═══ Data excerpt ═══
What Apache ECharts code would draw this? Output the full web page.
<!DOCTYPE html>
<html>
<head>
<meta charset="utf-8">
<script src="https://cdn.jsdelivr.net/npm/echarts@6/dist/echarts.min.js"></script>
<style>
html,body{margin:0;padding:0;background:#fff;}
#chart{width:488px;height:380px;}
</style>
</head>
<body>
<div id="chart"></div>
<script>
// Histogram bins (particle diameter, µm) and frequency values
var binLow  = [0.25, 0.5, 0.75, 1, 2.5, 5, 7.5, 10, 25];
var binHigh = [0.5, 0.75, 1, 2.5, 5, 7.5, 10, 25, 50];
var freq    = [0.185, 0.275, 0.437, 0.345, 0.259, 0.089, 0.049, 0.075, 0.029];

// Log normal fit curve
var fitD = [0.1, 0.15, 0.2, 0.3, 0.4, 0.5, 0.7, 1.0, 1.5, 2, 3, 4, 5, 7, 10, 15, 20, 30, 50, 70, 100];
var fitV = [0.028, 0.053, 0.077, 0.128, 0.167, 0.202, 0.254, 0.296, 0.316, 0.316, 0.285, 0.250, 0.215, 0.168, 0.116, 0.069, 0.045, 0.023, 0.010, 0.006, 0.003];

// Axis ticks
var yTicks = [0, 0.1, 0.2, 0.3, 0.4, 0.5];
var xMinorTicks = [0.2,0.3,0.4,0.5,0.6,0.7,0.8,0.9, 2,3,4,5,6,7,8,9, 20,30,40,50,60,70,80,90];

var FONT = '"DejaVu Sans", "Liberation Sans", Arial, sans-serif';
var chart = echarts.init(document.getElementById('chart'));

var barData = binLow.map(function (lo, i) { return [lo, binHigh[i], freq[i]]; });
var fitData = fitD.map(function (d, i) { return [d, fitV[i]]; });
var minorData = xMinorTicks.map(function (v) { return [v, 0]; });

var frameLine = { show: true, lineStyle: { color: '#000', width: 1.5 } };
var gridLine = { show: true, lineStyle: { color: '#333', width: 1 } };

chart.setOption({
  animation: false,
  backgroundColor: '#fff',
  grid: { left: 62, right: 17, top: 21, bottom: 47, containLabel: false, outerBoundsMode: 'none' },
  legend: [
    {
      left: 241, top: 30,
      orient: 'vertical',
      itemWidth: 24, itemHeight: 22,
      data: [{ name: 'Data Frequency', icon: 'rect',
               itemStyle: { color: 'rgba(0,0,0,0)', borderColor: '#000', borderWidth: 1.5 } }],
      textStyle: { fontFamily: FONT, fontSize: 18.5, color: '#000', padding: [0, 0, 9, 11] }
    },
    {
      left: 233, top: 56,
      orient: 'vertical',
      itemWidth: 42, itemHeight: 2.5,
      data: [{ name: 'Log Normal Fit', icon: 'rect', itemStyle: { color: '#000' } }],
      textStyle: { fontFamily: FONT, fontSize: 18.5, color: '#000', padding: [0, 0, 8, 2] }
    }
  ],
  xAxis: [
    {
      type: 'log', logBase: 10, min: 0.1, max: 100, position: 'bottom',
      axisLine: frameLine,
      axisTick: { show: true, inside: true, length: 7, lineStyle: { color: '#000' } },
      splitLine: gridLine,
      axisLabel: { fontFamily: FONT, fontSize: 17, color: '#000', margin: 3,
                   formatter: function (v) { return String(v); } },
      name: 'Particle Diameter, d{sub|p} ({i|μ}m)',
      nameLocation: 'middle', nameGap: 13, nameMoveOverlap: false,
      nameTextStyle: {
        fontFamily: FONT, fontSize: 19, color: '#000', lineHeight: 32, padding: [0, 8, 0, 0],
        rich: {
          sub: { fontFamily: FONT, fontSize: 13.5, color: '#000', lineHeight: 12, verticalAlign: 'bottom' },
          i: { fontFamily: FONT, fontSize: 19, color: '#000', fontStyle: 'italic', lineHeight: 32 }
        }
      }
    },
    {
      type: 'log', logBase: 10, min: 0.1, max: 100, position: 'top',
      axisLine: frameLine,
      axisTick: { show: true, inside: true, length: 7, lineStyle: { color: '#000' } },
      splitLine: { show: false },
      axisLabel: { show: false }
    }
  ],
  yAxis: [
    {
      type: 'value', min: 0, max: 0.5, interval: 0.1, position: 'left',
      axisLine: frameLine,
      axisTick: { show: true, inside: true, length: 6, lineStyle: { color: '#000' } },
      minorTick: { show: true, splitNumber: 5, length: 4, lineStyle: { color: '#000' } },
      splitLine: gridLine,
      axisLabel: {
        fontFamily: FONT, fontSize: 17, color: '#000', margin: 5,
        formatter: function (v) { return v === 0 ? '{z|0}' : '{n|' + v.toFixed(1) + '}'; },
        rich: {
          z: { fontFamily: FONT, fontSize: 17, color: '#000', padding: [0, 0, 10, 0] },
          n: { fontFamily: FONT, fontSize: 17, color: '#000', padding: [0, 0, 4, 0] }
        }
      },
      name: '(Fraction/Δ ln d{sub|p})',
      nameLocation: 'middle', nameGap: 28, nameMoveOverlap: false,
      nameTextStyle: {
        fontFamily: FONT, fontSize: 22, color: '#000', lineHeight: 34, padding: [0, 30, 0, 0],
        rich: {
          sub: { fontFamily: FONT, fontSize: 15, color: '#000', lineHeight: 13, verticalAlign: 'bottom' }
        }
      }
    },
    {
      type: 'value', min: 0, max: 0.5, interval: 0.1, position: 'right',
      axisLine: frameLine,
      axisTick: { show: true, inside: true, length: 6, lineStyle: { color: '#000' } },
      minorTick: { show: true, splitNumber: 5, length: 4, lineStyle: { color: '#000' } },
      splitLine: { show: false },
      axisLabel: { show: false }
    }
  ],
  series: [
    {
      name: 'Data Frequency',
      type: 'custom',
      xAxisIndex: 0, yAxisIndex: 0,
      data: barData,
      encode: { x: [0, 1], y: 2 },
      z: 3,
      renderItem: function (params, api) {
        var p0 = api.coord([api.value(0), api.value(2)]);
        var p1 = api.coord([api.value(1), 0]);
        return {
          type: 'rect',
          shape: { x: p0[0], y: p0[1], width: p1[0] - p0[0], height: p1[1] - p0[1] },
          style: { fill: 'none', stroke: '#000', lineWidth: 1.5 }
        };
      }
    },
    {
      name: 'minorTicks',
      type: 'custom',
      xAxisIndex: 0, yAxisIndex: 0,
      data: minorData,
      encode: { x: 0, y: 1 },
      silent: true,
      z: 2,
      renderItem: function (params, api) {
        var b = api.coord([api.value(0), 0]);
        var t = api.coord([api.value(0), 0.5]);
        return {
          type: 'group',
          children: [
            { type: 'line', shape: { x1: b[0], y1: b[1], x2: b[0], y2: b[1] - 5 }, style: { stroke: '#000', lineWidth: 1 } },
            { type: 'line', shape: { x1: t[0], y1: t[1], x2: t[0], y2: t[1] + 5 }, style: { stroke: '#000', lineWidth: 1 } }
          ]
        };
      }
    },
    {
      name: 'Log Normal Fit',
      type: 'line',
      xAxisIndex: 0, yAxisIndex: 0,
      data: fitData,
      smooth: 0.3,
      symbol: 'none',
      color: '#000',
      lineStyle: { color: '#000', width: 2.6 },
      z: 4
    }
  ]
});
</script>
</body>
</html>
═══
● To be done: Each line of the material above needs to be quoted exactly, please.

● Result for this exercise:
What Apache ECharts code would draw this? Output the full web page.
<!DOCTYPE html>
<html>
<head>
<meta charset="utf-8">
<script src="https://cdn.jsdelivr.net/npm/echarts@6/dist/echarts.min.js"></script>
<style>
html,body{margin:0;padding:0;background:#fff;}
#chart{width:488px;height:380px;}
</style>
</head>
<body>
<div id="chart"></div>
<script>
// Histogram bins (particle diameter, µm) and frequency values
var binLow  = [0.25, 0.5, 0.75, 1, 2.5, 5, 7.5, 10, 25];
var binHigh = [0.5, 0.75, 1, 2.5, 5, 7.5, 10, 25, 50];
var freq    = [0.185, 0.275, 0.437, 0.345, 0.259, 0.089, 0.049, 0.075, 0.029];

// Log normal fit curve
var fitD = [0.1, 0.15, 0.2, 0.3, 0.4, 0.5, 0.7, 1.0, 1.5, 2, 3, 4, 5, 7, 10, 15, 20, 30, 50, 70, 100];
var fitV = [0.028, 0.053, 0.077, 0.128, 0.167, 0.202, 0.254, 0.296, 0.316, 0.316, 0.285, 0.250, 0.215, 0.168, 0.116, 0.069, 0.045, 0.023, 0.010, 0.006, 0.003];

// Axis ticks
var yTicks = [0, 0.1, 0.2, 0.3, 0.4, 0.5];
var xMinorTicks = [0.2,0.3,0.4,0.5,0.6,0.7,0.8,0.9, 2,3,4,5,6,7,8,9, 20,30,40,50,60,70,80,90];

var FONT = '"DejaVu Sans", "Liberation Sans", Arial, sans-serif';
var chart = echarts.init(document.getElementById('chart'));

var barData = binLow.map(function (lo, i) { return [lo, binHigh[i], freq[i]]; });
var fitData = fitD.map(function (d, i) { return [d, fitV[i]]; });
var minorData = xMinorTicks.map(function (v) { return [v, 0]; });

var frameLine = { show: true, lineStyle: { color: '#000', width: 1.5 } };
var gridLine = { show: true, lineStyle: { color: '#333', width: 1 } };

chart.setOption({
  animation: false,
  backgroundColor: '#fff',
  grid: { left: 62, right: 17, top: 21, bottom: 47, containLabel: false, outerBoundsMode: 'none' },
  legend: [
    {
      left: 241, top: 30,
      orient: 'vertical',
      itemWidth: 24, itemHeight: 22,
      data: [{ name: 'Data Frequency', icon: 'rect',
               itemStyle: { color: 'rgba(0,0,0,0)', borderColor: '#000', borderWidth: 1.5 } }],
      textStyle: { fontFamily: FONT, fontSize: 18.5, color: '#000', padding: [0, 0, 9, 11] }
    },
    {
      left: 233, top: 56,
      orient: 'vertical',
      itemWidth: 42, itemHeight: 2.5,
      data: [{ name: 'Log Normal Fit', icon: 'rect', itemStyle: { color: '#000' } }],
      textStyle: { fontFamily: FONT, fontSize: 18.5, color: '#000', padding: [0, 0, 8, 2] }
    }
  ],
  xAxis: [
    {
      type: 'log', logBase: 10, min: 0.1, max: 100, position: 'bottom',
      axisLine: frameLine,
      axisTick: { show: true, inside: true, length: 7, lineStyle: { color: '#000' } },
      splitLine: gridLine,
      axisLabel: { fontFamily: FONT, fontSize: 17, color: '#000', margin: 3,
                   formatter: function (v) { return String(v); } },
      name: 'Particle Diameter, d{sub|p} ({i|μ}m)',
      nameLocation: 'middle', nameGap: 13, nameMoveOverlap: false,
      nameTextStyle: {
        fontFamily: FONT, fontSize: 19, color: '#000', lineHeight: 32, padding: [0, 8, 0, 0],
        rich: {
          sub: { fontFamily: FONT, fontSize: 13.5, color: '#000', lineHeight: 12, verticalAlign: 'bottom' },
          i: { fontFamily: FONT, fontSize: 19, color: '#000', fontStyle: 'italic', lineHeight: 32 }
        }
      }
    },
    {
      type: 'log', logBase: 10, min: 0.1, max: 100, position: 'top',
      axisLine: frameLine,
      axisTick: { show: true, inside: true, length: 7, lineStyle: { color: '#000' } },
      splitLine: { show: false },
      axisLabel: { show: false }
    }
  ],
  yAxis: [
    {
      type: 'value', min: 0, max: 0.5, interval: 0.1, position: 'left',
      axisLine: frameLine,
      axisTick: { show: true, inside: true, length: 6, lineStyle: { color: '#000' } },
      minorTick: { show: true, splitNumber: 5, length: 4, lineStyle: { color: '#000' } },
      splitLine: gridLine,
      axisLabel: {
        fontFamily: FONT, fontSize: 17, color: '#000', margin: 5,
        formatter: function (v) { return v === 0 ? '{z|0}' : '{n|' + v.toFixed(1) + '}'; },
        rich: {
          z: { fontFamily: FONT, fontSize: 17, color: '#000', padding: [0, 0, 10, 0] },
          n: { fontFamily: FONT, fontSize: 17, color: '#000', padding: [0, 0, 4, 0] }
        }
      },
      name: '(Fraction/Δ ln d{sub|p})',
      nameLocation: 'middle', nameGap: 28, nameMoveOverlap: false,
      nameTextStyle: {
        fontFamily: FONT, fontSize: 22, color: '#000', lineHeight: 34, padding: [0, 30, 0, 0],
        rich: {
          sub: { fontFamily: FONT, fontSize: 15, color: '#000', lineHeight: 13, verticalAlign: 'bottom' }
        }
      }
    },
    {
      type: 'value', min: 0, max: 0.5, interval: 0.1, position: 'right',
      axisLine: frameLine,
      axisTick: { show: true, inside: true, length: 6, lineStyle: { color: '#000' } },
      minorTick: { show: true, splitNumber: 5, length: 4, lineStyle: { color: '#000' } },
      splitLine: { show: false },
      axisLabel: { show: false }
    }
  ],
  series: [
    {
      name: 'Data Frequency',
      type: 'custom',
      xAxisIndex: 0, yAxisIndex: 0,
      data: barData,
      encode: { x: [0, 1], y: 2 },
      z: 3,
      renderItem: function (params, api) {
        var p0 = api.coord([api.value(0), api.value(2)]);
        var p1 = api.coord([api.value(1), 0]);
        return {
          type: 'rect',
          shape: { x: p0[0], y: p0[1], width: p1[0] - p0[0], height: p1[1] - p0[1] },
          style: { fill: 'none', stroke: '#000', lineWidth: 1.5 }
        };
      }
    },
    {
      name: 'minorTicks',
      type: 'custom',
      xAxisIndex: 0, yAxisIndex: 0,
      data: minorData,
      encode: { x: 0, y: 1 },
      silent: true,
      z: 2,
      renderItem: function (params, api) {
        var b = api.coord([api.value(0), 0]);
        var t = api.coord([api.value(0), 0.5]);
        return {
          type: 'group',
          children: [
            { type: 'line', shape: { x1: b[0], y1: b[1], x2: b[0], y2: b[1] - 5 }, style: { stroke: '#000', lineWidth: 1 } },
            { type: 'line', shape: { x1: t[0], y1: t[1], x2: t[0], y2: t[1] + 5 }, style: { stroke: '#000', lineWidth: 1 } }
          ]
        };
      }
    },
    {
      name: 'Log Normal Fit',
      type: 'line',
      xAxisIndex: 0, yAxisIndex: 0,
      data: fitData,
      smooth: 0.3,
      symbol: 'none',
      color: '#000',
      lineStyle: { color: '#000', width: 2.6 },
      z: 4
    }
  ]
});
</script>
</body>
</html>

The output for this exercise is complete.